At any given time Focus’s staff of 34 can be working on upwards of 100 projects. With each new commission, the team builds a concept around a client’s goals, evaluating early on what spectrum of color—green or blue? yellow or violet?—is most appropriate. These decisions play out in the firm’s “light lab,” a double-height room inside its West Harlem office that operates like a black-box theater. It’s where designers build scale mock-ups of spaces (and objects), subjecting them to light to better gauge how different materials, finishes, and colors respond to various treatments. In one recent project for a nightclub, Focus demonstrated how the patterns of the expensive, ornate wallpaper favored by the client, so visible in daylight, would disappear in a dimly lit nocturnal environment. Stepping outside its typical purview, the team began altering the depth, size, and texture of the feathered pattern itself, going through seven iterations before settling on the best wall-covering.

“It’s really trying to get in the mind of what the project wants to be,” says principal designer J.P. Lira. “What is the vision from the client’s point of view? The architect’s point of view? And then if we need to use color, it’s only to strengthen or support that vision.”

Focus Lighting architecture design
Scales (small aluminum plates) from the New York Aquarium installation Courtesy Focus Lighting

In Focus’s work, color plays a supporting and not a central role, enlisted in a wider narrative. “We’re trying to use light to create a sense of place, create an emotion, or kind of reinforce some visual composition,” says Andersen.

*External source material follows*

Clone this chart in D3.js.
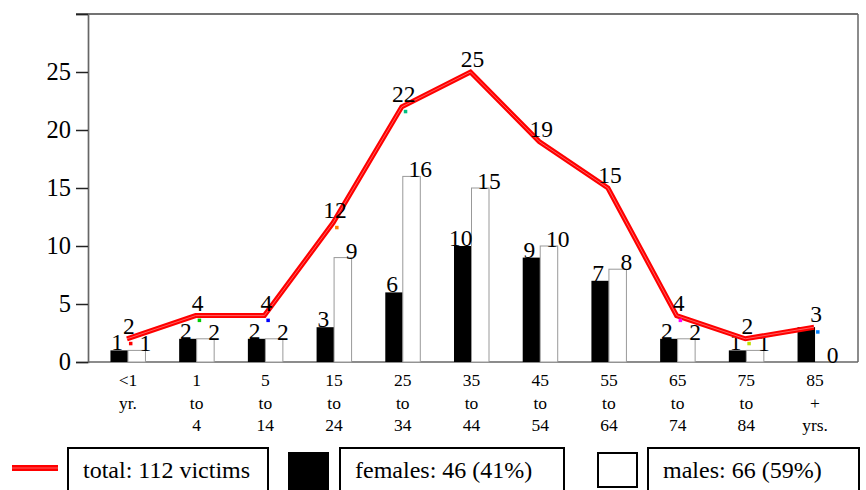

Inside Chicago’s Museum of Science and Industry, Focus created a perimeter in blue light to help unify 70 individual exhibits. At the open-air National Holocaust Monument in Ottawa, the firm enhanced the atmospherics of architect Daniel Libeskind’s contemplative space by using a slightly warm white light. And on the exterior of New York Aquarium’s Ocean Wonders: Sharks! exhibit, it lit artist Ned Kahn’s shimmering wall of tiny aluminum plates in shifting blues, greens, and whites to resemble a moving tide, an experience that founder Paul Gregory likens to viewing a theater show: “If you can look at something and it’s as if the curtain went up onstage and you saw it for the first time and you’re moved by that, that’s what we want.”

Focus Lighting architecture design
Focus’s latest project is one of its most ambitious. Its Arches of Harlem aims to illuminate the entirety of the Riverside Drive viaduct in colors drawn from Harlem Renaissance painters. Courtesy Focus Lighting

With its latest project, for the Riverside Drive viaduct, Focus will try to re-create that effect at the level of infrastructure. The designers propose illuminating the structure’s 26 arches and 52 columns in color palettes they developed with local artists. (The hues would change monthly.) Focus has gained support for the project from politicians and nearby Columbia University and is currently looking for a financial backer. “It’s shielded from outside light and it’s just beautiful, a perfect opportunity,” says Gregory. “Some of us were trained theatrically, and you can make good scenery look great. This is great scenery.”

More great scenery: Manhattan’s famed Waldorf Astoria hotel, part of which is being reconfigured into apartments. Focus is at work lighting the landmarked Deco interiors, in addition to new amenity spaces. Valentina Doro, the project lead, says the goal is to “keep fidelity to the space, but with new tools.” She describes marrying the Waldorf’s historic character with high-tech but low-maintenance LEDs that mimic halogen lighting while meeting modern-day energy codes—“a warmer, dimmer, sexy look,” Doro explains. “Even if it’s an old building, it needs to be used and lived in by people who are more into this type of technology.”

Whatever Focus is lighting, the goal remains the same: eliciting an emotional reaction from onlookers. “It’s that moment when you’re filled with emotion and you sort of burn that memory into your brain,” says Andersen. “It’s what we try to do with every project.”